By Kendall Hutt
A small, enthusiastic crowd gathered among the shelves of one of Auckland’s libraries earlier this week to listen to a lively and engaging talk on the practice of malu, the Samoan female tattoo.
The event, part of Papatoetoe Library’s regular “Tea and Topic” programme, was organised to celebrate Pasifika, when every March the diversity of cultures throughout the Pacific region is marked.
The talk was delivered by Leota Alice Meredith, a Samoan-New Zealander who discovered an appreciation for her home culture when she travelled to Samoa in her early 20s.
Her motivation behind the talk was “giving back to community”.
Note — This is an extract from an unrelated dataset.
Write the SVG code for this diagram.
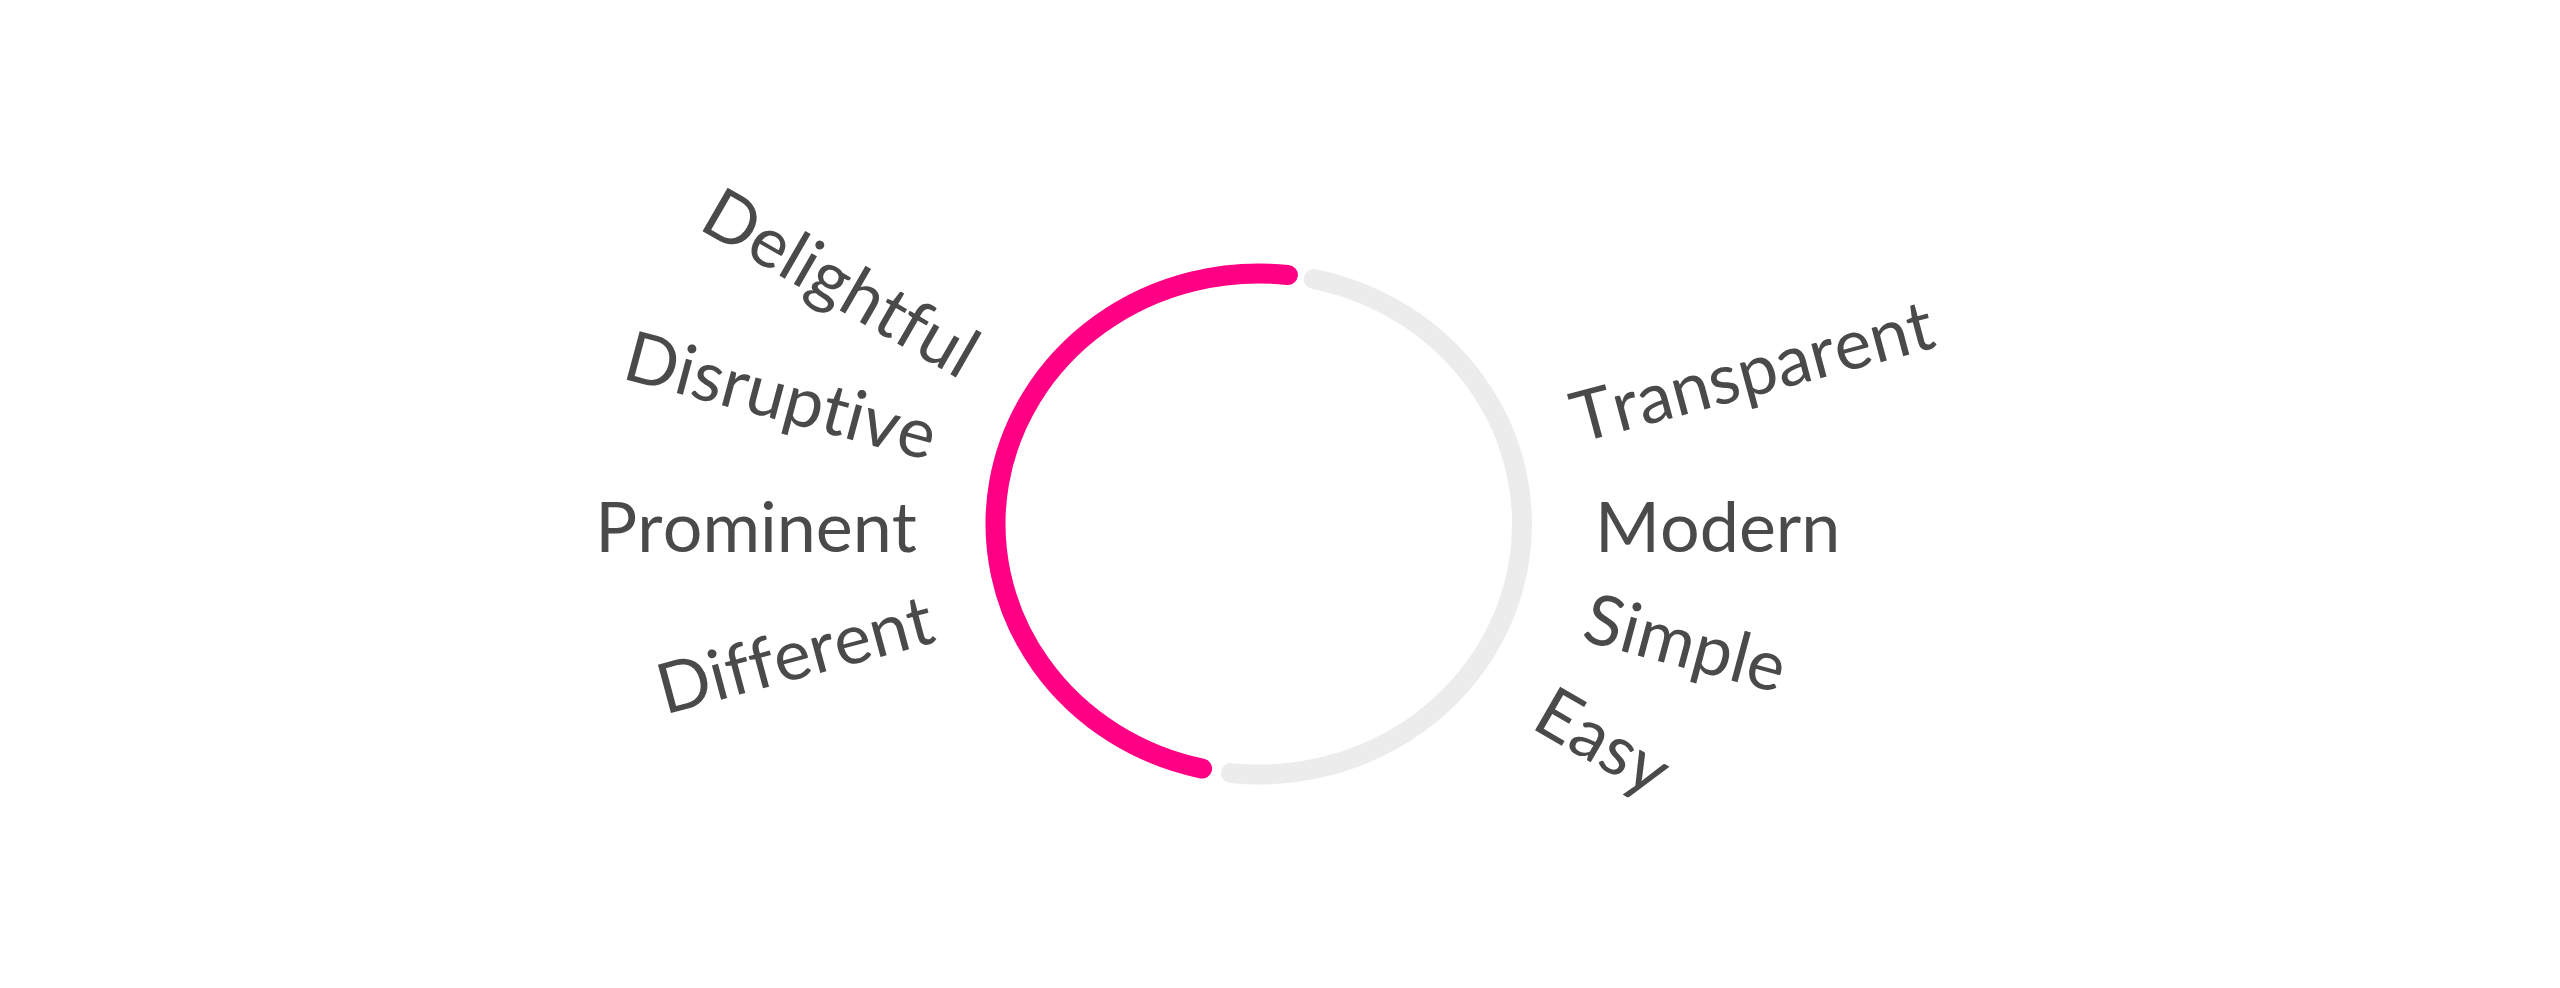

Meredith acknowledged she was not only inspired to speak about the malu, but to give her audience an opportunity to learn more about the Pacific and its people.
“I’m sure you have questions in regards to Pacific people and their mannerisms. I mean, look at what I’m wearing,” she laughed with her audience.
‘Main print’
Meredith described the malu, Samoa’s female tattoo, as the “main print or tattoo on the back of the legs” and readily showed off her own.
“Thank goodness, I managed to remember to shave my legs this morning.”
Tattooed in 1995 by the late Su’a Suluape Paulo – who was considered a master of his art – Meredith admitted she got through the four-hour ordeal by listening to the radio on her Walkman.
Meredith highlighted how the process of traditional tattooing involved three apprentices to the tattooist, some who begin training as young as seven or eight years.
“You learn by observation, so the sooner the better.” The first of these apprentices or assistants is responsible for pulling the skin taught so the tattooist’s tool bounces cleanly, while the second is responsible for diligently wiping away the blood.
The third assistant, Meredith jokingly added, was capturing the tattooist’s ashes “from the constant train of cigarettes” he supplied Paulo.
She outlined how the mix of blood and water, a result of cleaning the malu, was not a pleasant smell for Paulo, while cigarette smoke was.
But when asked by one audience member if it was painful, Meredith replied:
‘I wasn’t going to stop’
“Oh, yes, four hours and I was lucky. I wasn’t going to stop. As soon as he started I knew I wasn’t stopping. Because I knew if I stopped, that might be game over before you know it, and I was very adamant I did not want to wear tights for the rest of my life.”
But, as Meredith explained, the malu is not as painful as the male equivalent.
This is because the final part of the male tatau, or tattoo, consists of tattooing into the navel, which holds much spiritual significance because the umbilical cord symbolises life.
Importantly, malu also involves a journey, a journey Meredith explained must not be done alone.
“With the tattooing, you always go in partnerships. There’s always a pair of you. They say you don’t tattoo by yourself. It’s because when you journey through anything that is painful, you don’t journey alone. It’s something in all of us, in life in general.”
Malu also involves the “ritual” of cracking an egg over one’s head upon the tattoo’s completion “as a sign of renewal,” Meredith said.
Meredith also explained to the audience the numerous traditions and norms behind Samoa’s rich tattooing history, led by two families – Sa Su’a and Sa Tuluo’ena.
Revived the art
“The Su’a family literally revived the art of traditional Pacific tattooing, in the world,” Meredith said.
She also not only described how there are certain times to display the malu – less one becomes cursed – but how the female tattoo in the past involved a certain hierarchy.
“Originally, only a chief’s daughter could have the malu.”
But, inevitably, as time has passed, the malu – and tatau itself – has evolved.
Meredith explained how this has largely come due to the introduction of health regulations, which has seen the turtle shell and bone of traditional tools replaced with titanium.
Debate has also raged about whether non-Samoans are entitled to bear the malu and tatau, and if women are entitled to wear male tattoos and vice versa, a debate Meredith chalked down to “pushing boundaries”.
She could see where “traditionalists” were coming from, however.
“We’re surrounded by cultural protocols in order to map our cultural significance.”
Kendall Hutt is the Pacific Media Centre’s Pacific Media Watch contributing editor.